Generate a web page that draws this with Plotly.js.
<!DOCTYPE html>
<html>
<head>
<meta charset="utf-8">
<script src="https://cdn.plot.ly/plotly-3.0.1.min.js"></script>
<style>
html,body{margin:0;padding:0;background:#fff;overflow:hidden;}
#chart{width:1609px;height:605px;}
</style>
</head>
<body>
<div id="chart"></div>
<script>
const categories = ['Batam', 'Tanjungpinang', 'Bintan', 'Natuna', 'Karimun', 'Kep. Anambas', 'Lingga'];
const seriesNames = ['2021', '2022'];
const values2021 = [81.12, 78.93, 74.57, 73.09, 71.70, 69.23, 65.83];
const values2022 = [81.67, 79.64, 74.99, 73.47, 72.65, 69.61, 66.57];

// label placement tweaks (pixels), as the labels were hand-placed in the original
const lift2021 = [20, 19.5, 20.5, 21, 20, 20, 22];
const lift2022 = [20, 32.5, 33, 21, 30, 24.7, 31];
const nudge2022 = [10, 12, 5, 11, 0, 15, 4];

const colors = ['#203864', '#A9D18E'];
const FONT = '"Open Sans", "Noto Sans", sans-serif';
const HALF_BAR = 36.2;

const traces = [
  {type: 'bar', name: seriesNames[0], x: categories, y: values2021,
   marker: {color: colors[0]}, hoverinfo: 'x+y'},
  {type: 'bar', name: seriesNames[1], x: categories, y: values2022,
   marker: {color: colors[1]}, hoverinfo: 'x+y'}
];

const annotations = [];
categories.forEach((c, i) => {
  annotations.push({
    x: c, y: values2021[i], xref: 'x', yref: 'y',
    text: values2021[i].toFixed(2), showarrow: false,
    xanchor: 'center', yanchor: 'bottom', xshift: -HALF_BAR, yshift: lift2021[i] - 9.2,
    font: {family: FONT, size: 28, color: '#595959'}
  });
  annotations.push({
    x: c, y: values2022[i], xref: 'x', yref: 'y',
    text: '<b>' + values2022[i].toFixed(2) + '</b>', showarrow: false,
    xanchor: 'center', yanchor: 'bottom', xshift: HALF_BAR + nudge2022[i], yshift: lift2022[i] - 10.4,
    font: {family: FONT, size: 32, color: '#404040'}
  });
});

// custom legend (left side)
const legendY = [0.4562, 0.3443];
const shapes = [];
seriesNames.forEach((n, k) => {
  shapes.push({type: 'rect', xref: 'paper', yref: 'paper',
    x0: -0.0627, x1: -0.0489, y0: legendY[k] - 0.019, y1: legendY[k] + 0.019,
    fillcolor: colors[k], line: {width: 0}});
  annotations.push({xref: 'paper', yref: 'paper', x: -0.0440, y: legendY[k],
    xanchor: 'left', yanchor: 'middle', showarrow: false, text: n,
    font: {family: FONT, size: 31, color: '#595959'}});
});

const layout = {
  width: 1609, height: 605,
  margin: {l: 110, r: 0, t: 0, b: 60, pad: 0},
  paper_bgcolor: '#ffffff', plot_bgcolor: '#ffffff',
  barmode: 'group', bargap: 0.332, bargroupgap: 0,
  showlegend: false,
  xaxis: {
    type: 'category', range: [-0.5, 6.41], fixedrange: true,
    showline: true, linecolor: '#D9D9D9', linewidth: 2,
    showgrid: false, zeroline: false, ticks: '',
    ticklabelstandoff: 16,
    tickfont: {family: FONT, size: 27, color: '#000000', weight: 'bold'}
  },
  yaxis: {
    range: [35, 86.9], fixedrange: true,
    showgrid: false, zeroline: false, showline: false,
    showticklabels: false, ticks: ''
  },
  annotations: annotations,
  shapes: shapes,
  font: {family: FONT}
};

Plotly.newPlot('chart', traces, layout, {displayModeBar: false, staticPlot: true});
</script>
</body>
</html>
++++++
Take the data above and return it exactly.

_Response to this task:_
Generate a web page that draws this with Plotly.js.
<!DOCTYPE html>
<html>
<head>
<meta charset="utf-8">
<script src="https://cdn.plot.ly/plotly-3.0.1.min.js"></script>
<style>
html,body{margin:0;padding:0;background:#fff;overflow:hidden;}
#chart{width:1609px;height:605px;}
</style>
</head>
<body>
<div id="chart"></div>
<script>
const categories = ['Batam', 'Tanjungpinang', 'Bintan', 'Natuna', 'Karimun', 'Kep. Anambas', 'Lingga'];
const seriesNames = ['2021', '2022'];
const values2021 = [81.12, 78.93, 74.57, 73.09, 71.70, 69.23, 65.83];
const values2022 = [81.67, 79.64, 74.99, 73.47, 72.65, 69.61, 66.57];

// label placement tweaks (pixels), as the labels were hand-placed in the original
const lift2021 = [20, 19.5, 20.5, 21, 20, 20, 22];
const lift2022 = [20, 32.5, 33, 21, 30, 24.7, 31];
const nudge2022 = [10, 12, 5, 11, 0, 15, 4];

const colors = ['#203864', '#A9D18E'];
const FONT = '"Open Sans", "Noto Sans", sans-serif';
const HALF_BAR = 36.2;

const traces = [
  {type: 'bar', name: seriesNames[0], x: categories, y: values2021,
   marker: {color: colors[0]}, hoverinfo: 'x+y'},
  {type: 'bar', name: seriesNames[1], x: categories, y: values2022,
   marker: {color: colors[1]}, hoverinfo: 'x+y'}
];

const annotations = [];
categories.forEach((c, i) => {
  annotations.push({
    x: c, y: values2021[i], xref: 'x', yref: 'y',
    text: values2021[i].toFixed(2), showarrow: false,
    xanchor: 'center', yanchor: 'bottom', xshift: -HALF_BAR, yshift: lift2021[i] - 9.2,
    font: {family: FONT, size: 28, color: '#595959'}
  });
  annotations.push({
    x: c, y: values2022[i], xref: 'x', yref: 'y',
    text: '<b>' + values2022[i].toFixed(2) + '</b>', showarrow: false,
    xanchor: 'center', yanchor: 'bottom', xshift: HALF_BAR + nudge2022[i], yshift: lift2022[i] - 10.4,
    font: {family: FONT, size: 32, color: '#404040'}
  });
});

// custom legend (left side)
const legendY = [0.4562, 0.3443];
const shapes = [];
seriesNames.forEach((n, k) => {
  shapes.push({type: 'rect', xref: 'paper', yref: 'paper',
    x0: -0.0627, x1: -0.0489, y0: legendY[k] - 0.019, y1: legendY[k] + 0.019,
    fillcolor: colors[k], line: {width: 0}});
  annotations.push({xref: 'paper', yref: 'paper', x: -0.0440, y: legendY[k],
    xanchor: 'left', yanchor: 'middle', showarrow: false, text: n,
    font: {family: FONT, size: 31, color: '#595959'}});
});

const layout = {
  width: 1609, height: 605,
  margin: {l: 110, r: 0, t: 0, b: 60, pad: 0},
  paper_bgcolor: '#ffffff', plot_bgcolor: '#ffffff',
  barmode: 'group', bargap: 0.332, bargroupgap: 0,
  showlegend: false,
  xaxis: {
    type: 'category', range: [-0.5, 6.41], fixedrange: true,
    showline: true, linecolor: '#D9D9D9', linewidth: 2,
    showgrid: false, zeroline: false, ticks: '',
    ticklabelstandoff: 16,
    tickfont: {family: FONT, size: 27, color: '#000000', weight: 'bold'}
  },
  yaxis: {
    range: [35, 86.9], fixedrange: true,
    showgrid: false, zeroline: false, showline: false,
    showticklabels: false, ticks: ''
  },
  annotations: annotations,
  shapes: shapes,
  font: {family: FONT}
};

Plotly.newPlot('chart', traces, layout, {displayModeBar: false, staticPlot: true});
</script>
</body>
</html>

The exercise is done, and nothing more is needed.